The announcement came just after the Australian Logistics Council (ALC) called for the Transport and Infrastructure Council to "task the National Transport Commission [NTC] to consider the implementation of operator licensing in Australia as a matter of priority" in its submission to the NTC on that body’s chain of responsibility and executive officer liability reform proposals.

The New South Wales peak road transport industry organisation’s move puts it at odds with Australian Trucking Association’s (ATA’s) position agreed at Trucking Australia 2015 in March.

Road Freight NSW general manager Jodie Broadbent says an operator licensing system would protect professional trucking drivers and operators from the financial and reputational damage caused by short-lived, cut-price transport ventures.
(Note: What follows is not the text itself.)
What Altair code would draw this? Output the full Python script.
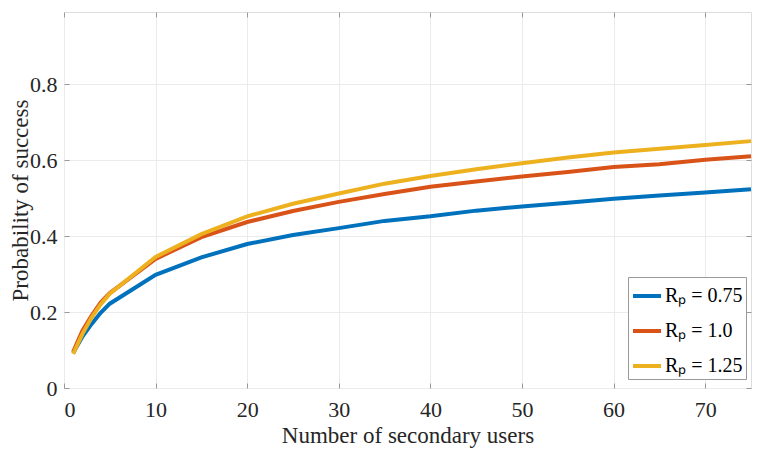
import altair as alt
import pandas as pd

users = [1, 2, 3, 4, 5, 10, 15, 20, 25, 30, 35, 40, 45, 50, 55, 60, 65, 70, 75]
rp_075 = [0.092, 0.135, 0.168, 0.198, 0.222, 0.298, 0.344, 0.379, 0.403, 0.421,
          0.440, 0.452, 0.467, 0.478, 0.488, 0.498, 0.507, 0.515, 0.523]
rp_100 = [0.095, 0.150, 0.190, 0.225, 0.250, 0.340, 0.397, 0.437, 0.466, 0.490,
          0.511, 0.530, 0.544, 0.557, 0.569, 0.582, 0.589, 0.601, 0.610]
rp_125 = [0.090, 0.142, 0.185, 0.220, 0.248, 0.345, 0.405, 0.452, 0.485, 0.512,
          0.538, 0.558, 0.576, 0.592, 0.607, 0.620, 0.630, 0.640, 0.650]
series_names = ["Rₚ = 0.75", "Rₚ = 1.0", "Rₚ = 1.25"]
series_colors = ["#0072BD", "#D95319", "#EDB120"]
x_ticks = [0, 10, 20, 30, 40, 50, 60, 70]
y_ticks = [0, 0.2, 0.4, 0.6, 0.8]

rows = []
for name, vals in zip(series_names, [rp_075, rp_100, rp_125]):
    for u, v in zip(users, vals):
        rows.append({"users": u, "p": v, "series": name})
df = pd.DataFrame(rows)

FONT = "Liberation Serif, Times New Roman, serif"
GRAY = "#999999"
x_scale = alt.Scale(domain=[0, 75], nice=False, zero=False)
y_scale = alt.Scale(domain=[0, 0.99], nice=False)

common_axis = dict(
    offset=-5, tickSize=5, domain=False, tickColor=GRAY, tickWidth=1,
    labelFont=FONT, labelFontSize=22, labelColor="#262626",
    titleFont=FONT, titleFontSize=23, titleColor="#262626", titleFontWeight="normal",
    gridColor="#ebebeb", gridWidth=1,
)

lines = alt.Chart(df).mark_line(strokeWidth=4).encode(
    x=alt.X("users:Q", scale=x_scale,
            axis=alt.Axis(orient="bottom", title="Number of secondary users",
                          values=x_ticks, format="d", labelPadding=11,
                          titlePadding=4, grid=True, **common_axis)),
    y=alt.Y("p:Q", scale=y_scale,
            axis=alt.Axis(orient="left", title="Probability of success",
                          values=y_ticks, format=".1~f", labelPadding=7,
                          titlePadding=-3, grid=True, **common_axis)),
    color=alt.Color("series:N",
                    scale=alt.Scale(domain=series_names, range=series_colors),
                    legend=alt.Legend(title=None, orient="none", legendX=564, legendY=265,
                                      symbolType="stroke", symbolSize=784,
                                      symbolStrokeWidth=4, labelFont=FONT,
                                      labelFontSize=20, labelColor="#000000",
                                      labelOffset=2, padding=3, rowPadding=9,
                                      strokeColor=GRAY, fillColor="white")),
)

ticks_layer = alt.Chart(df).mark_line(opacity=0).encode(
    x=alt.X("users:Q", scale=x_scale,
            axis=alt.Axis(orient="top", title="", values=x_ticks, labels=False,
                          grid=False, **common_axis)),
    y=alt.Y("p:Q", scale=y_scale,
            axis=alt.Axis(orient="right", title="", values=y_ticks, labels=False,
                          grid=False, **common_axis)),
)

chart = alt.layer(lines, ticks_layer).resolve_axis(
    x="independent", y="independent"
).properties(
    width=687, height=376, autosize="none",
    padding={"left": 56, "top": 4, "right": 2, "bottom": 64},
).configure_view(stroke=GRAY, strokeWidth=1).configure(background="white")

chart.save("out.html", embed_options={"renderer": "svg", "actions": False})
"Our members are fed up with ignorant people entering our industry who have no knowledge of how to run a business, no concept of the costs associated with running a trucking company, and some daft idea that undercutting others is the only way to win contracts," Broadbent says.

"Because they have never performed a cost analysis, these ventures will undercut other operators by offering prices that don’t even cover the cost of keeping the wheels turning on their trucks.

"The result is their employees are not paid properly, they do not meet their tax obligations, and they cut corners in managing their business, such as maintaining their vehicles.

"Eventually these businesses go bankrupt, leaving many people negatively affected by unscrupulous or poorly-informed management decisions."

The Road Freight NSW policy council, made up of both large and small businesses, voted unanimously to work with governments and the NHVR to develop a system that ensures legitimate businesses with solid and safe business practices are protected from those looking to make a quick buck, she adds.

"There are almost no barriers to entry in our industry. You can literally grab a laptop and become a freight forwarder, or buy a vehicle, stick a driver in it and call yourself a transport company, without any knowledge of the obligations and costs associated with running a business," Broadbent says.

"Having some requirements to ensure trucking business owners are well aware of their business and safety obligations will help the industry become safer, more viable, and more professional."